■ Exercise brief: Only the pictures are omitted; repeat all other data exactly.

----- Given information -----

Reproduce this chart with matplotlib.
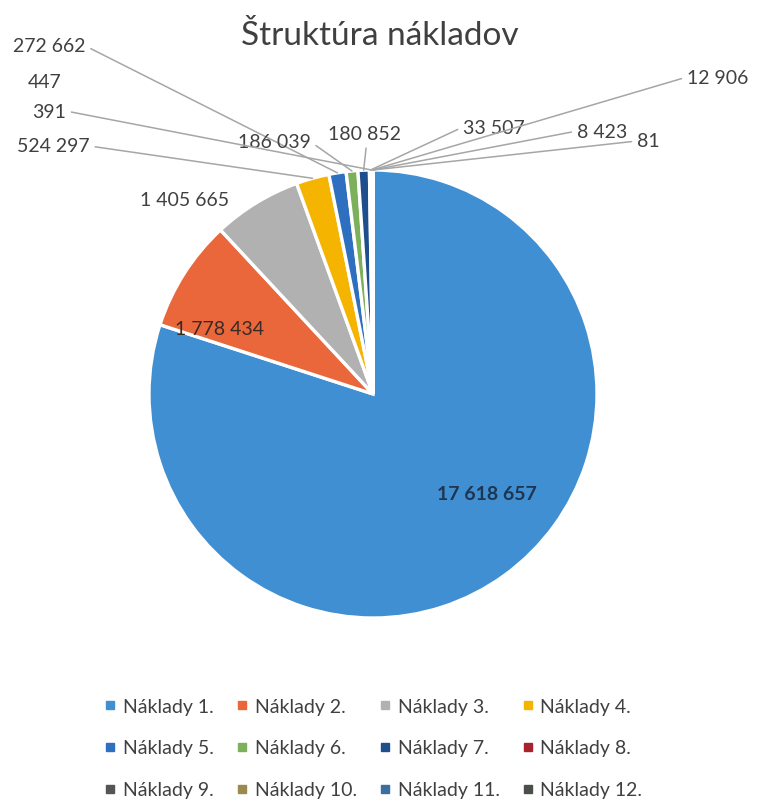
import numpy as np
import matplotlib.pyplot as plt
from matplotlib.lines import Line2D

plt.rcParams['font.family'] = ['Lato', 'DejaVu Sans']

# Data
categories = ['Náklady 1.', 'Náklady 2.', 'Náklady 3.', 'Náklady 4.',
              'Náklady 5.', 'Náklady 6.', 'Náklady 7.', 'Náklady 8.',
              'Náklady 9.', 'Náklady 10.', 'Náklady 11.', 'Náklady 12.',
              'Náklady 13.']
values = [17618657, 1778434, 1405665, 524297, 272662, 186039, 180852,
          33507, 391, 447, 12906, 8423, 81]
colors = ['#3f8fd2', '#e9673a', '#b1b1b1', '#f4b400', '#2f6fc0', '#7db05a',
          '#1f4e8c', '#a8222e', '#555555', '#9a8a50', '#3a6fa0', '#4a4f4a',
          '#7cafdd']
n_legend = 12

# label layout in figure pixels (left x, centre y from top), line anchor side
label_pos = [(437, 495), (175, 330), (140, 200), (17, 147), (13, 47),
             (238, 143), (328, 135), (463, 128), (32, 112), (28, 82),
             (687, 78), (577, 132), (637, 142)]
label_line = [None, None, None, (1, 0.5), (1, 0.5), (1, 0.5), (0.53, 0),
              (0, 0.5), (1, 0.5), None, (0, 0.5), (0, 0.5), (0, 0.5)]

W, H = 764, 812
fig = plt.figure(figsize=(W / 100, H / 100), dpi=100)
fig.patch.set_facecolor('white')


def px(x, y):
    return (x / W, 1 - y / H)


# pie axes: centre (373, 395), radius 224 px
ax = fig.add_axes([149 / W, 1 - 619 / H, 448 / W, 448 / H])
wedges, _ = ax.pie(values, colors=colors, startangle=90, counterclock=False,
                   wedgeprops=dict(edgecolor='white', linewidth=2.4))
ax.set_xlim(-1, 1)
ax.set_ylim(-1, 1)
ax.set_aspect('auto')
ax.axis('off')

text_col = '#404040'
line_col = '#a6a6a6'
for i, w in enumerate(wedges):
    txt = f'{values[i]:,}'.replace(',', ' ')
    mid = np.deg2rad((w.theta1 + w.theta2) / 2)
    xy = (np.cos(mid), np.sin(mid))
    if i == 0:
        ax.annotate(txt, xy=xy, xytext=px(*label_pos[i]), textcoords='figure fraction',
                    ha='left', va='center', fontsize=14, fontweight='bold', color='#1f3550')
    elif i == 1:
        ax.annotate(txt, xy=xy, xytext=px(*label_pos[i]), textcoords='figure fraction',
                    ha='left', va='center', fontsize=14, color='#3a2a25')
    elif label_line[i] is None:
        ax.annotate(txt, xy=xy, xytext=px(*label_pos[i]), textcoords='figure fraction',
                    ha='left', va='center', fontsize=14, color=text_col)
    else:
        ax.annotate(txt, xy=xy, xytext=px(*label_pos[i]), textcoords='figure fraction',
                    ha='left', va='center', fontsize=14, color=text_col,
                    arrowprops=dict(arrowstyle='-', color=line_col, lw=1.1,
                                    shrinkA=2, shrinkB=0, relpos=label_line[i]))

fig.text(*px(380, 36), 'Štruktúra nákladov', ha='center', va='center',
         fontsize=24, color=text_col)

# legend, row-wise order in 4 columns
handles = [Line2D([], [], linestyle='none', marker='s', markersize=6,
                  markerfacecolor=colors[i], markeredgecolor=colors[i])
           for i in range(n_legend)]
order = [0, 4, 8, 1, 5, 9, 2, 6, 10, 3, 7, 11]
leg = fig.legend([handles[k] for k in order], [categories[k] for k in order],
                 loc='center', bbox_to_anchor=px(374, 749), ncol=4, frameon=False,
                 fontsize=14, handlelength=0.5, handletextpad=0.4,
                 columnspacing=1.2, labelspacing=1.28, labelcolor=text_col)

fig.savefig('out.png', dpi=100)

-----

■ Full answer:
Reproduce this chart with matplotlib.
import numpy as np
import matplotlib.pyplot as plt
from matplotlib.lines import Line2D

plt.rcParams['font.family'] = ['Lato', 'DejaVu Sans']

# Data
categories = ['Náklady 1.', 'Náklady 2.', 'Náklady 3.', 'Náklady 4.',
              'Náklady 5.', 'Náklady 6.', 'Náklady 7.', 'Náklady 8.',
              'Náklady 9.', 'Náklady 10.', 'Náklady 11.', 'Náklady 12.',
              'Náklady 13.']
values = [17618657, 1778434, 1405665, 524297, 272662, 186039, 180852,
          33507, 391, 447, 12906, 8423, 81]
colors = ['#3f8fd2', '#e9673a', '#b1b1b1', '#f4b400', '#2f6fc0', '#7db05a',
          '#1f4e8c', '#a8222e', '#555555', '#9a8a50', '#3a6fa0', '#4a4f4a',
          '#7cafdd']
n_legend = 12

# label layout in figure pixels (left x, centre y from top), line anchor side
label_pos = [(437, 495), (175, 330), (140, 200), (17, 147), (13, 47),
             (238, 143), (328, 135), (463, 128), (32, 112), (28, 82),
             (687, 78), (577, 132), (637, 142)]
label_line = [None, None, None, (1, 0.5), (1, 0.5), (1, 0.5), (0.53, 0),
              (0, 0.5), (1, 0.5), None, (0, 0.5), (0, 0.5), (0, 0.5)]

W, H = 764, 812
fig = plt.figure(figsize=(W / 100, H / 100), dpi=100)
fig.patch.set_facecolor('white')


def px(x, y):
    return (x / W, 1 - y / H)


# pie axes: centre (373, 395), radius 224 px
ax = fig.add_axes([149 / W, 1 - 619 / H, 448 / W, 448 / H])
wedges, _ = ax.pie(values, colors=colors, startangle=90, counterclock=False,
                   wedgeprops=dict(edgecolor='white', linewidth=2.4))
ax.set_xlim(-1, 1)
ax.set_ylim(-1, 1)
ax.set_aspect('auto')
ax.axis('off')

text_col = '#404040'
line_col = '#a6a6a6'
for i, w in enumerate(wedges):
    txt = f'{values[i]:,}'.replace(',', ' ')
    mid = np.deg2rad((w.theta1 + w.theta2) / 2)
    xy = (np.cos(mid), np.sin(mid))
    if i == 0:
        ax.annotate(txt, xy=xy, xytext=px(*label_pos[i]), textcoords='figure fraction',
                    ha='left', va='center', fontsize=14, fontweight='bold', color='#1f3550')
    elif i == 1:
        ax.annotate(txt, xy=xy, xytext=px(*label_pos[i]), textcoords='figure fraction',
                    ha='left', va='center', fontsize=14, color='#3a2a25')
    elif label_line[i] is None:
        ax.annotate(txt, xy=xy, xytext=px(*label_pos[i]), textcoords='figure fraction',
                    ha='left', va='center', fontsize=14, color=text_col)
    else:
        ax.annotate(txt, xy=xy, xytext=px(*label_pos[i]), textcoords='figure fraction',
                    ha='left', va='center', fontsize=14, color=text_col,
                    arrowprops=dict(arrowstyle='-', color=line_col, lw=1.1,
                                    shrinkA=2, shrinkB=0, relpos=label_line[i]))

fig.text(*px(380, 36), 'Štruktúra nákladov', ha='center', va='center',
         fontsize=24, color=text_col)

# legend, row-wise order in 4 columns
handles = [Line2D([], [], linestyle='none', marker='s', markersize=6,
                  markerfacecolor=colors[i], markeredgecolor=colors[i])
           for i in range(n_legend)]
order = [0, 4, 8, 1, 5, 9, 2, 6, 10, 3, 7, 11]
leg = fig.legend([handles[k] for k in order], [categories[k] for k in order],
                 loc='center', bbox_to_anchor=px(374, 749), ncol=4, frameon=False,
                 fontsize=14, handlelength=0.5, handletextpad=0.4,
                 columnspacing=1.2, labelspacing=1.28, labelcolor=text_col)

fig.savefig('out.png', dpi=100)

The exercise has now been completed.